Second, we walk to Jerusalem with Jesus liturgically. This is precisely what Lent is about—preparing to be with Jesus in Jerusalem when we celebrate the Paschal Triduum during Holy Week. We do this by means of our personal and corporate Lenten discipline; through prayer, fasting, self-denial, reading and meditating on scripture; Mass on Sundays, whatever midweek Lenten program we might participate in, all so that, when we sing “Were you there when they crucified my Lord?” on Good Friday—either literally or figuratively—we can answer without hesitation, “Yes, I was there.” (Now . . . don’t tell anyone, but . . .this is also how we get to be “there” with the women at the empty tomb on Easter morning.)

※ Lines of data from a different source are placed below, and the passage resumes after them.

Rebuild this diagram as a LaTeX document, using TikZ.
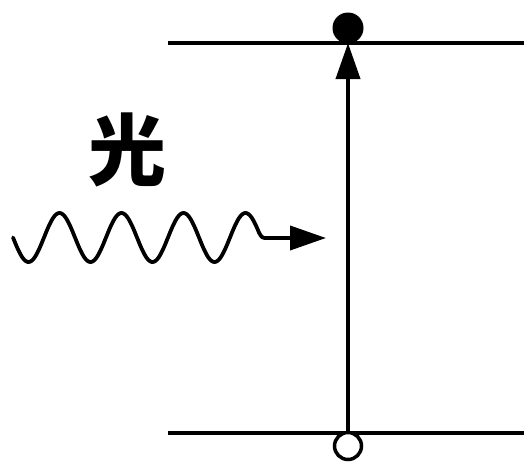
\documentclass[tikz,border=0pt]{standalone}
\usepackage{fontspec}
\newfontfamily\cjk{Noto Sans CJK SC}
\usetikzlibrary{arrows.meta}
\begin{document}
\begin{tikzpicture}[x=1pt,y=-1pt,
  level/.style={line width=3.8pt},
  conn/.style={line width=3.8pt,-{Triangle[length=36pt,width=24pt]}},
  wave/.style={line width=3.8pt,line join=round,line cap=round}]
\useasboundingbox (0,0) rectangle (524,463);
\coordinate (tl) at (168,43);
\coordinate (tr) at (524,43);
\coordinate (bl) at (168,433);
\coordinate (br) at (524,433);
\draw[level] (tl) -- (tr);
\draw[level] (bl) -- (br);
\coordinate (bot) at (348,433);
\coordinate (top) at (348,43);
\draw[conn] (bot) -- (top);
\node[circle,fill=black,minimum size=31pt,inner sep=0pt] (e) at (348,28) {};
\node[circle,draw=black,line width=3.5pt,minimum size=27pt,inner sep=0pt,fill=white] (h) at (348,446) {};
\node (light) at (127,150) {\cjk\bfseries\fontsize{78}{80}\selectfont 光};
\draw[wave] plot[domain=13:259,samples=200] (\x,{237.5+24.5*sin(5.80645*(\x-13))}) .. controls (262,238) .. (268,238) coordinate (we);
\coordinate (wtip) at (326,238);
\draw[conn] (we) -- (wtip);
\end{tikzpicture}
\end{document}
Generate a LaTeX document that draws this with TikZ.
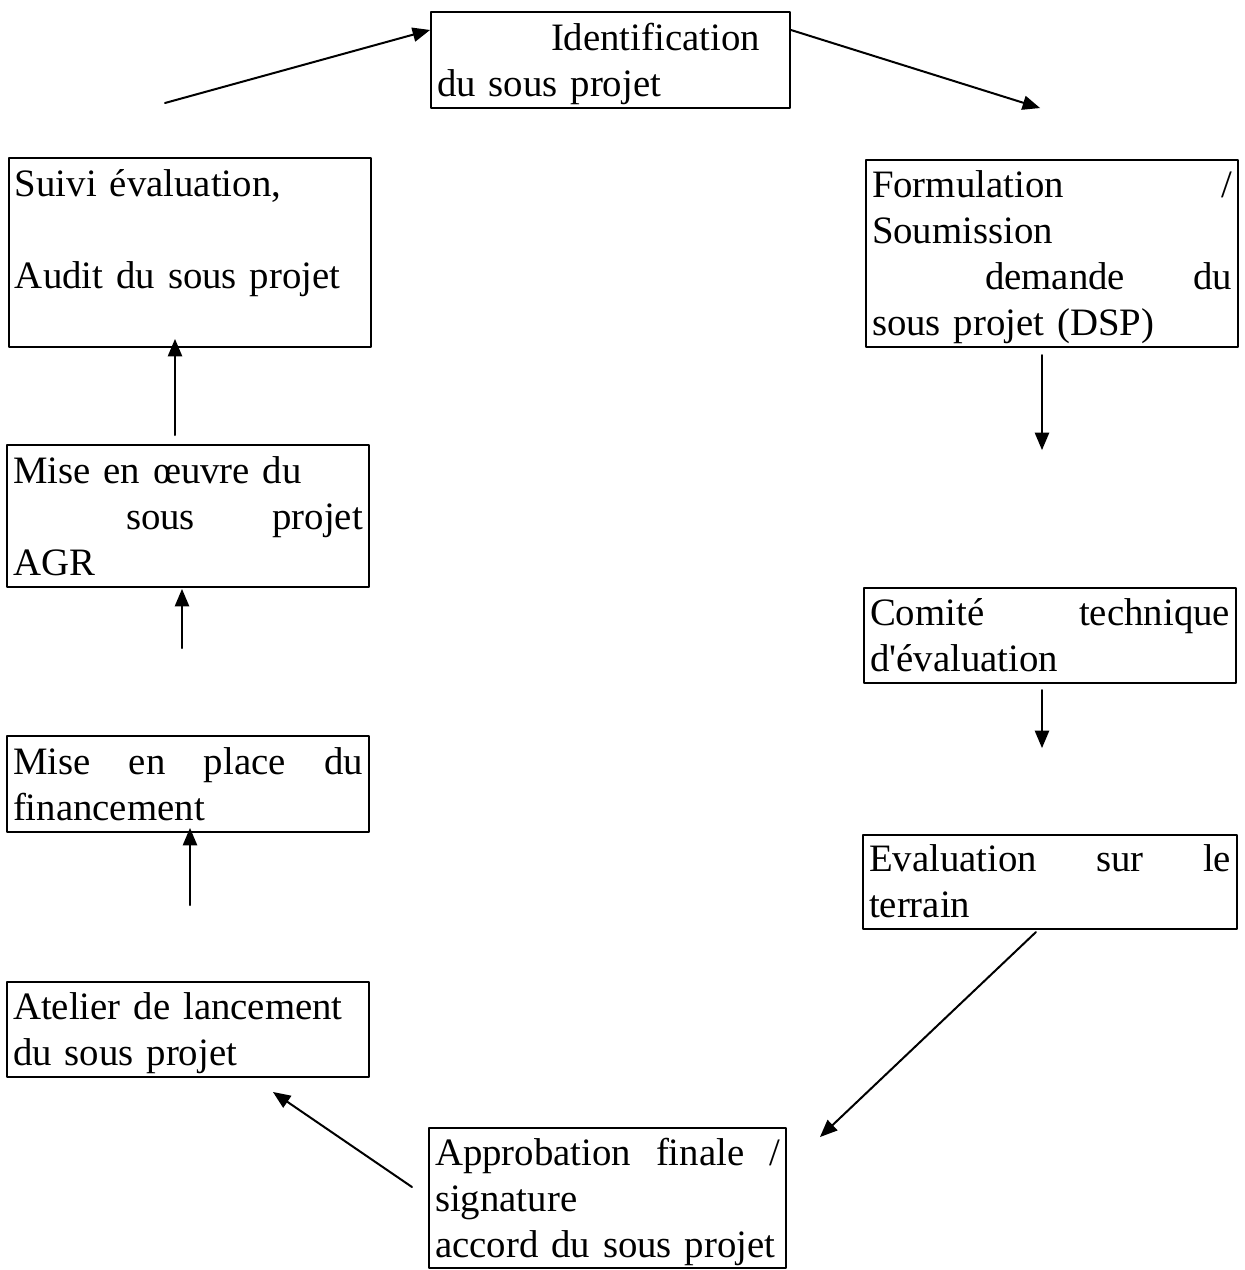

Finally, we walk to Jerusalem with Jesus eschatologically. (That’s a high-class theological term for the realm that exists outside of time and space as we know it.) We’re all going to die. We each have our own “Jerusalem” that we’re walking toward steadily, and the inescapable fact is that every one of us is a day closer to it today than we were yesterday. The only question is, Are we going to walk this journey alone, or are we going to walk it with Jesus? He would gather us to him as a hen gathers her chicks, but we’ve got to be willing. If we make our journey his, and his journey ours, we will be among those who on the day of redemption cry, “Blessed is he who comes in the name of the Lord.”